和歌山地方裁判所 昭和23年(行)22号 判決
主文
被告が昭和二十三年八月二十四日原告所有の和歌山県那賀郡安楽川村大字市場字安楽賀百四番地所在宅地四百八十五坪についてなした買収計画はこれを取消す。
訴訟費用は被告の負担とする。
事実
原告訴訟代理人は主文のような判決を求め、その請求の原因として、
(一) 右宅地は、もと、原告の養父亡岩田常右エ門の所有であつたが、昭和二十年六月九日その死亡により原告が選定家督相続人としてこれを相続した。
(二) その後、被告は、訴外田村米二外三名の申請に基ずき、昭和二十三年八月二十四日右宅地が亡常右エ門の所有であるとの前提の下に、自作農創設特別措置法(以下自作法と略称する)第十五条により、これに対し買収計画を立てた。
(三) しかしながら、この買収計画には少くとも次の二つの不当がある。
(イ) 被告は本件取消請求にかかる買収計画の樹立より前に、昭和二十三年五月二十四日前記と同一の申請者の申請に基ずき同一宅地につき同一法条によつて買収計画を立てたことがあり、原告の異議申立の結果これを取消し、その決定は既に確定しているのである。然るに、被告は同一事案について再び本件買収計画を立てるに至つたものであるから本件計画は失当である。
(ロ) 本件宅地は住宅密集地に位しており単に農家がここに居住しておるだけであつてその耕作する農地との間に直接な農業経営上の結びつきがない。

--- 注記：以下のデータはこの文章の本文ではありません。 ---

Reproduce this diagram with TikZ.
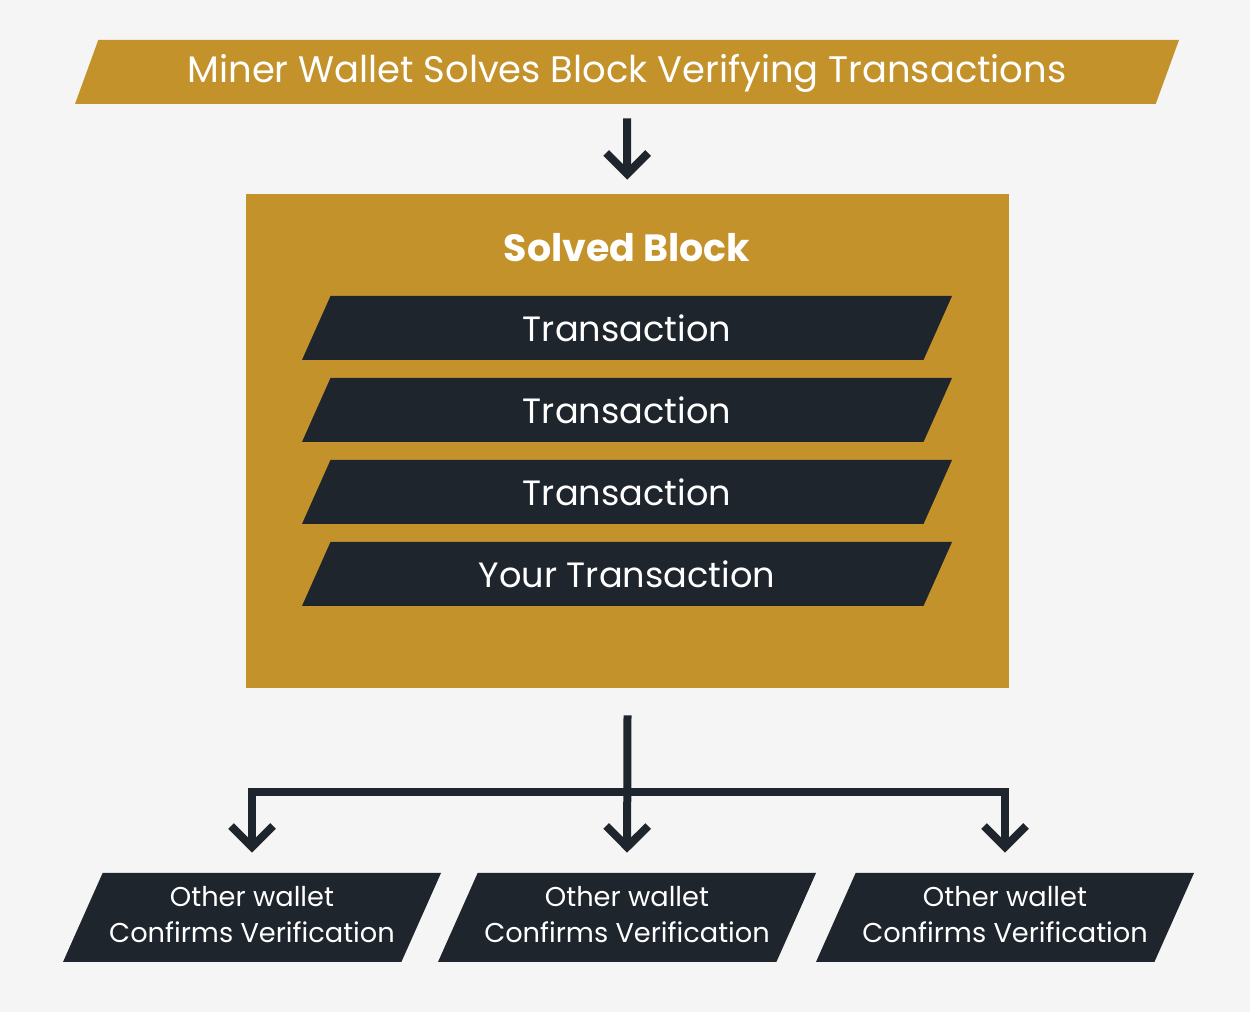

自作法第十五条に、いわゆる宅地買収を相当と認める場合とは、同法第三条の規定によつて買収する農地につき自作農となつたものがその農地に附属している宅地を併せて買収することが農業経営上必要とせられる場合に限るべきものであるから本件のような宅地は買収すべきものではない。
(四) 原告は以上の理由から本件買収計画に対し昭和二十三年八月二十八日被告に対し異議の申立をしたが同年九月七日棄却され、更に同月十八日和歌山県農地委員会に訴願の申立をし、同年十一月八日棄却裁決の送達を受けたので、改めてここに本訴に及んだ次第である。
と陳述し、被告の答弁に対し、本件買収申請者四名中田村米二を除く三名は賃貸借上の権利を有することはこれを認めるがその余の被告の主張事実はこれを否認すると述べた。(立証省略)
被告代表者は、原告の請求を棄却するとの判決を求め、答弁として、原告の主張の前記(一)、(二)及び(四)の事実並びに被告がかつて前記(三)の(イ)記載の通り買収計画を立てたところ原告の異議申立を容れてこれを取消したことはこれを認める。然しながら、右最初の買収計画はその計画樹立後、同一目的につき買収申請者と原告との間に任意売買の交渉をするというので、これを取消したのであるが、右交渉は代金の額について折合いがつかないため遂に妥結に至らなかつたので、被告は再び右と同一申請者の申請に基ずき本件買収計画を立てたものである。原告は、その請求原因(四)の(ロ)に於て買収宅地と農地との間に附属性を必要とすると主張するけれども、法はかような関係の存在を要件としていないのみならず、本件宅地買収申請者はいずれも原告との間に於ける賃貸借に基ずき原告所有の本件宅地に家屋を所有し、ここを生活の本拠として農業を営み、ここに農具や農作物を保管しているものであつて必ずしも附属性なしとはいえない。仮りに右買収申請者のうち田村米二に賃借権がないとするも同人は使用貸借による権利があるから、自作法第十五条に基ずく本件宅地の買収は正当である。